The Roman Goddess Fortuna - Favored by Slaves and 'Plebs'
Fortuna was favored by the slaves and the plebeians for her power to bestow riches and liberty and as the goddess of gambling. The plebeians, or 'Plebs' were the common, lower class Romans distinct from the higher order of the patricians who were wealthy upper class aristocrats. The slaves and the plebeians made offerings to Fortuna in the hope that she would bestow a rags-to-riches transformation. The annual festival of Fors Fortuna was held on June 24 which was the traditional Solstitium, the summer solstice. It was a rowdy and merry festival well attended by many Romans who made a pilgrimage to her temples on foot or by boat, bedecked with garlands of flowers. Offerings were made to the goddess and there were feasts which involved the drinking of much wine. During the Fors Fortuna people indulged in gambling in games of chance.
The Temple of Fortuna
She had a temple dedicated to her that was situated at the foot of the Capitoline Hill in ancient Rome. This was the area of the Forum Boiarum that housed a market specialising in agricultural goods and livestock. Sacred zones were interspersed within the market area of the Forum Boiarum and in a sacred precinct were the twin temples of Fortuna and Matuta (the goddess Aurora). The twin temples were established by Servius Tullius in the sixth century BC. The temple of Fortuna represented the goddess of luck and chance. The Temples of Aurora and Fortuna were destroyed by fire but rebuilt by Marcus Furius Camillus in 396 B.C. The location of the Forum Boiarum provided access to the River Tiber and served as a trading center and gateway to the city of Rome and the goddess was therefore also associated with the sea harbors and ships, one of her symbols being a ships rudder.
The Symbols of Fortuna
The Symbols of Fortuna helped the ancient Romans to instantly recognize the gods and goddesses that were depicted in pictures, mosaics and statues. She is depicted in various forms reflecting the fickle nature of chance and changes from prosperity to disaster. Some images depicted Fortuna with her her hand on two rudders, others appearing blindfolded, with a cornucopia (horn of plenty), standing by or near a ball or wheel. These symbols of Fortuna were indicative of the endless, fickle changes in life between prosperity and disaster. The meanings of the symbols of Fortuna were:
- The two rudders symbolized the ability of her to steer lives in two directions creating the fortunate and the unfortunate
- The wheel symbolized the wheel of fortune, According to Ovid Fortuna was the "goddess who admits by her unsteady wheel her own fickleness; she always has its apex beneath her swaying foot."

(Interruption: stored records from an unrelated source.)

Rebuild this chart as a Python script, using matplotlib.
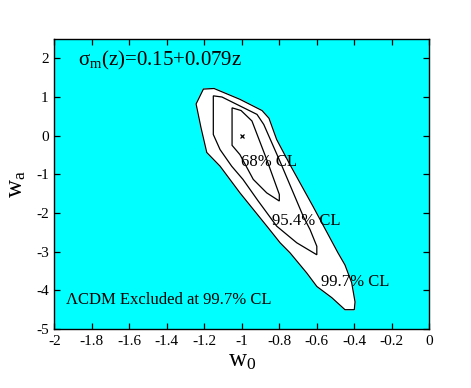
import matplotlib
matplotlib.use("Agg")
import matplotlib.pyplot as plt

plt.rcParams['font.family'] = ['Liberation Serif', 'DejaVu Serif']
plt.rcParams['mathtext.fontset'] = 'custom'
plt.rcParams['mathtext.rm'] = 'Liberation Serif'
plt.rcParams['mathtext.it'] = 'Liberation Serif'
plt.rcParams['axes.unicode_minus'] = False

# 99.7% CL contour
w0_997 = [-1.244, -1.205, -1.148, -1.01, -0.892, -0.855, -0.814, -0.743, -0.62, -0.487,
          -0.45, -0.414, -0.396, -0.40, -0.45, -0.52, -0.60, -0.654, -0.743, -0.796,
          -0.86, -1.01, -1.116, -1.187, -1.218]
wa_997 = [0.82, 1.205, 1.22, 0.94, 0.65, 0.45, -0.10, -0.75, -1.83, -3.03,
          -3.34, -3.80, -4.30, -4.50, -4.50, -4.19, -3.90, -3.55, -3.03, -2.77,
          -2.38, -1.48, -0.79, -0.435, 0.21]
# 95.4% CL contour
w0_954 = [-1.152, -1.106, -0.919, -0.883, -0.796, -0.672, -0.636, -0.60, -0.60,
          -0.707, -0.814, -0.914, -0.994, -1.054, -1.116, -1.152]
wa_954 = [1.03, 1.0, 0.55, 0.29, -0.67, -2.09, -2.43, -2.86, -3.08,
          -2.77, -2.34, -1.68, -1.13, -0.79, -0.36, 0.03]
# 68% CL contour
w0_68 = [-1.052, -1.004, -0.946, -0.867, -0.80, -0.80, -0.867, -0.939, -1.01, -1.052]
wa_68 = [0.72, 0.65, 0.38, -0.62, -1.52, -1.69, -1.48, -1.13, -0.49, -0.25]

fid_w0, fid_wa = -1.0, 0.0

x_ticks = [-2, -1.8, -1.6, -1.4, -1.2, -1, -0.8, -0.6, -0.4, -0.2, 0]
x_ticklabels = ['-2', '-1.8', '-1.6', '-1.4', '-1.2', '-1', '-0.8', '-0.6', '-0.4', '-0.2', '0']
y_ticks = [-5, -4, -3, -2, -1, 0, 1, 2]
y_ticklabels = ['-5', '-4', '-3', '-2', '-1', '0', '1', '2']

fig = plt.figure(figsize=(4.71, 3.88), dpi=100)
ax = fig.add_axes([0.1153, 0.152, 0.7962, 0.7475])
ax.set_facecolor('#00ffff')

ax.fill(w0_997, wa_997, color='white', zorder=1)
for xs, ys in [(w0_997, wa_997), (w0_954, wa_954), (w0_68, wa_68)]:
    ax.fill(xs, ys, facecolor='none', edgecolor='black', linewidth=0.9, zorder=2)

ax.plot([fid_w0], [fid_wa], marker='x', color='black', markersize=3.5, mew=0.9, zorder=3)

ax.text(-1.006, -0.69, '68% CL', fontsize=12, va='center', ha='left', zorder=4)
ax.text(-0.84, -2.2, '95.4% CL', fontsize=12, va='center', ha='left', zorder=4)
ax.text(-0.578, -3.78, '99.7% CL', fontsize=12, va='center', ha='left', zorder=4)
ax.text(-1.94, -4.24, '\u039bCDM Excluded at 99.7% CL', fontsize=12, va='center', ha='left', zorder=4)
ax.text(-1.873, 1.95, r'$\sigma_{\rm m}$(z)=0.15+0.079z', fontsize=15, va='center', ha='left', zorder=4)

ax.set_xlim(-2, 0)
ax.set_ylim(-5, 2.5)
ax.set_xticks(x_ticks)
ax.set_xticklabels(x_ticklabels)
ax.set_yticks(y_ticks)
ax.set_yticklabels(y_ticklabels)
ax.tick_params(direction='in', top=True, right=True, length=4.3, width=0.9,
               labelsize=11, pad=4)
for s in ax.spines.values():
    s.set_linewidth(1.0)

ax.set_xlabel(r'w$_0$', fontsize=18, labelpad=2)
ax.set_ylabel(r'w$_a$', fontsize=18, labelpad=6)

fig.savefig('out.png', dpi=100)
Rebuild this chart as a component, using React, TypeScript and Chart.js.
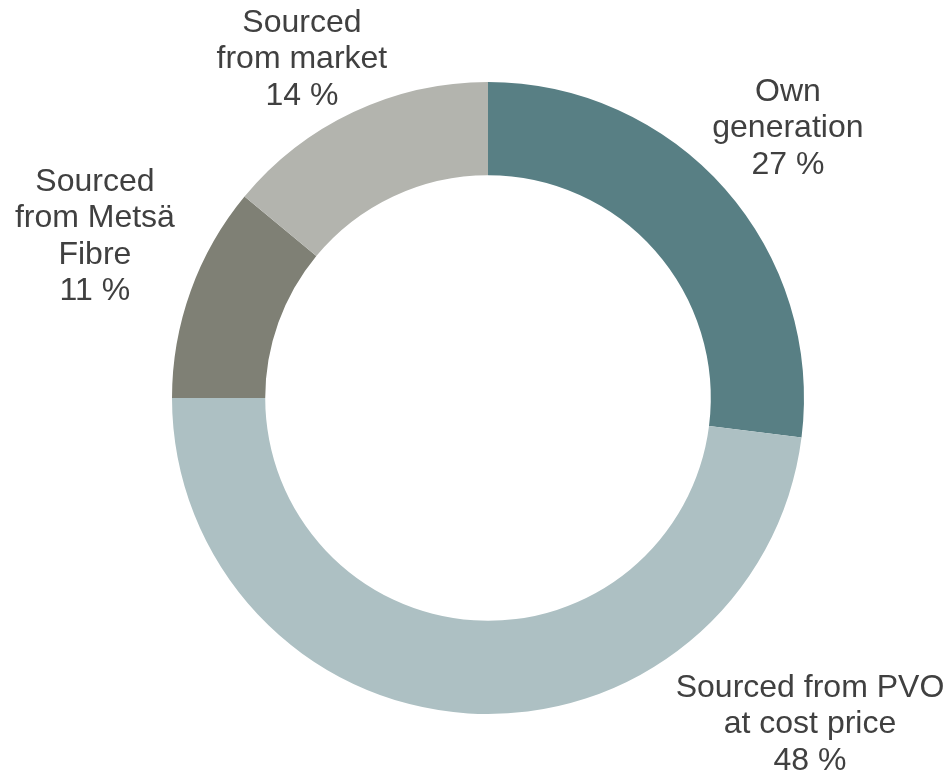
import React, { useEffect, useRef } from "react";
import { Chart, registerables } from "chart.js";

Chart.register(...registerables);

const categories: string[][] = [
  ["Own", "generation"],
  ["Sourced from PVO", "at cost price"],
  ["Sourced", "from Metsä", "Fibre"],
  ["Sourced", "from market"],
];
const shares: number[] = [27, 48, 11, 14];
const sliceColors: string[] = ["#587f84", "#adc0c3", "#7f8075", "#b3b4ae"];

// label block centre, relative to chart centre, in units of outer radius
const labelOffsets: [number, number][] = [
  [0.949, -0.861],
  [1.019, 1.024],
  [-1.244, -0.519],
  [-0.589, -1.079],
];

const labelPlugin = {
  id: "outerLabels",
  afterDatasetsDraw(chart: any) {
    const meta = chart.getDatasetMeta(0);
    const ctx = chart.ctx;
    const fontSize = 32;
    const lineH = 36.5;
    const capH = fontSize * 0.716;
    ctx.save();
    ctx.font = `${fontSize}px "Liberation Sans", Arial, sans-serif`;
    ctx.fillStyle = "#404040";
    ctx.textAlign = "center";
    ctx.textBaseline = "alphabetic";
    meta.data.forEach((arc: any, i: number) => {
      const { x, y, outerRadius } = arc.getProps(["x", "y", "outerRadius"], true);
      const lines = [...categories[i], `${shares[i]} %`];
      const cx = x + labelOffsets[i][0] * outerRadius;
      const cy = y + labelOffsets[i][1] * outerRadius;
      const top = cy - ((lines.length - 1) * lineH) / 2;
      lines.forEach((ln, k) => {
        ctx.fillText(ln, cx, top + k * lineH + capH / 2);
      });
    });
    ctx.restore();
  },
};

export default function App() {
  const ref = useRef<HTMLCanvasElement | null>(null);
  useEffect(() => {
    if (!ref.current) return;
    const chart = new Chart(ref.current, {
      type: "doughnut",
      data: {
        labels: categories.map((c) => c.join(" ")),
        datasets: [
          {
            data: shares,
            backgroundColor: sliceColors,
            borderWidth: 0,
          },
        ],
      },
      options: {
        animation: false,
        responsive: true,
        maintainAspectRatio: false,
        cutout: "70.5%",
        rotation: 0,
        layout: { padding: { top: 82, bottom: 59, left: 172, right: 145 } },
        plugins: {
          legend: { display: false },
          tooltip: { enabled: false },
        },
      },
      plugins: [labelPlugin],
    });
    return () => chart.destroy();
  }, []);
  return (
    <div style={{ position: "fixed", left: 0, top: 0, width: 949, height: 773, background: "#fff" }}>
      <canvas ref={ref} />
    </div>
  );
}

- The sceptre was her symbol of authority
- The Cornucopia (horn of plenty) symbolized prosperity and riches
- Juggling with a ball symbolized the uncertainty of chance: sometimes up, sometimes down and reflects her attributes as the goddess of gambling
Fortuna, Goddess of Good Luck
Fortuna held a position of much greater importance among the Romans than the Greeks and over time was revered as the goddess of good luck and chance only and not, as with the Greeks, the personification of the fluctuations of chance and fate. In addition to Fortuna, the Romans worshipped Felicitas as the giver of good luck and success.